**What to do**
Take every line from the first down to the line with "sulatskii_y = [452, 431, 420, 412]" and set it down exactly, without the pictures.
* BEGIN *
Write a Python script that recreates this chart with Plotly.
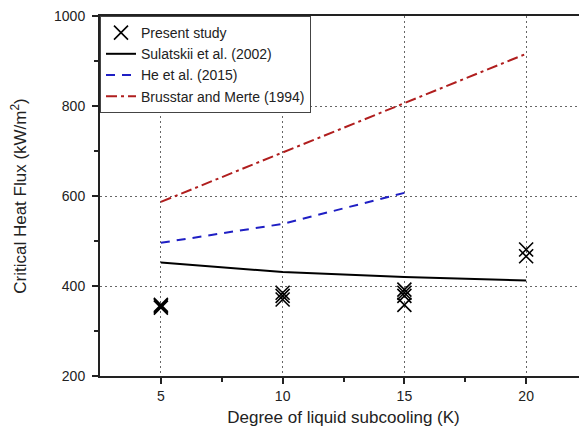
import plotly.graph_objects as go

# Data
present_x = [5, 5, 5, 10, 10, 10, 15, 15, 15, 15, 20, 20]
present_y = [352, 358, 355, 385, 370, 378, 392, 385, 378, 358, 481, 466]

sulatskii_x = [5, 10, 15, 20]
sulatskii_y = [452, 431, 420, 412]

he_x = [5, 10, 15]
he_y = [496, 538, 607]

brusstar_x = [5, 10, 15, 20]
brusstar_y = [587, 697, 806, 916]

x_ticks = [5, 10, 15, 20]
y_ticks = [200, 400, 600, 800, 1000]

fig = go.Figure()
fig.add_trace(go.Scatter(
    x=present_x, y=present_y, mode="markers", name="Present study",
    marker=dict(symbol="x-thin-open", size=14, color="black",
                line=dict(width=1.6, color="black"))))
fig.add_trace(go.Scatter(
    x=sulatskii_x, y=sulatskii_y, mode="lines", name="Sulatskii et al. (2002)",
    line=dict(color="black", width=2)))
fig.add_trace(go.Scatter(
    x=he_x, y=he_y, mode="lines", name="He et al. (2015)",
    line=dict(color="#1f1fc4", width=2, dash="9px,7px")))
fig.add_trace(go.Scatter(
    x=brusstar_x, y=brusstar_y, mode="lines", name="Brusstar and Merte (1994)",
    line=dict(color="#b01e1e", width=2, dash="11px,4px,3px,4px")))

FONT = "Liberation Sans, Arial, sans-serif"
axis_font = dict(family=FONT, size=14, color="#222")
fig.update_layout(
    width=579, height=424,
    margin=dict(l=92, r=0, t=8, b=56),
    paper_bgcolor="white", plot_bgcolor="white",
    font=dict(family=FONT, color="#222"),
    showlegend=True,
    legend=dict(x=0, y=1, xanchor="left", yanchor="top",
                bordercolor="#444", borderwidth=1, bgcolor="white",
                font=dict(size=14, color="#222"),
                tracegroupgap=0, itemwidth=30),
)
fig.update_xaxes(
    range=[2.5, 22.5], tickvals=x_ticks, ticktext=[str(v) for v in x_ticks],
    ticks="outside", ticklen=6, tickwidth=2, tickcolor="#222",
    showline=True, linecolor="#222", linewidth=2, mirror=True,
    showgrid=True, gridcolor="#666", griddash="2px,3px", gridwidth=1,
    minor=dict(tickvals=[7.5, 12.5, 17.5], ticks="outside", ticklen=4,
               tickwidth=2, tickcolor="#222", showgrid=False),
    tickfont=axis_font, zeroline=False,
    title=dict(text="Degree of liquid subcooling (K)",
               font=dict(size=17, color="#222"), standoff=8),
)
fig.update_yaxes(
    range=[200, 1000], tickvals=y_ticks, ticktext=[str(v) for v in y_ticks],
    ticks="outside", ticklen=6, tickwidth=2, tickcolor="#222",
    showline=True, linecolor="#222", linewidth=2, mirror=False,
    showgrid=True, gridcolor="#666", griddash="2px,3px", gridwidth=1,
    minor=dict(tickvals=[300, 500, 700, 900], ticks="outside", ticklen=4,
               tickwidth=2, tickcolor="#222", showgrid=False),
    tickfont=axis_font, zeroline=False, ticklabeloverflow="allow",
    ticklabelstandoff=4,
    title=dict(text="Critical Heat Flux (kW/m<sup>2</sup>)",
               font=dict(size=17, color="#222"), standoff=32),
)

fig.write_html("out.html")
* END *
**Reply**
Write a Python script that recreates this chart with Plotly.
import plotly.graph_objects as go

# Data
present_x = [5, 5, 5, 10, 10, 10, 15, 15, 15, 15, 20, 20]
present_y = [352, 358, 355, 385, 370, 378, 392, 385, 378, 358, 481, 466]

sulatskii_x = [5, 10, 15, 20]
sulatskii_y = [452, 431, 420, 412]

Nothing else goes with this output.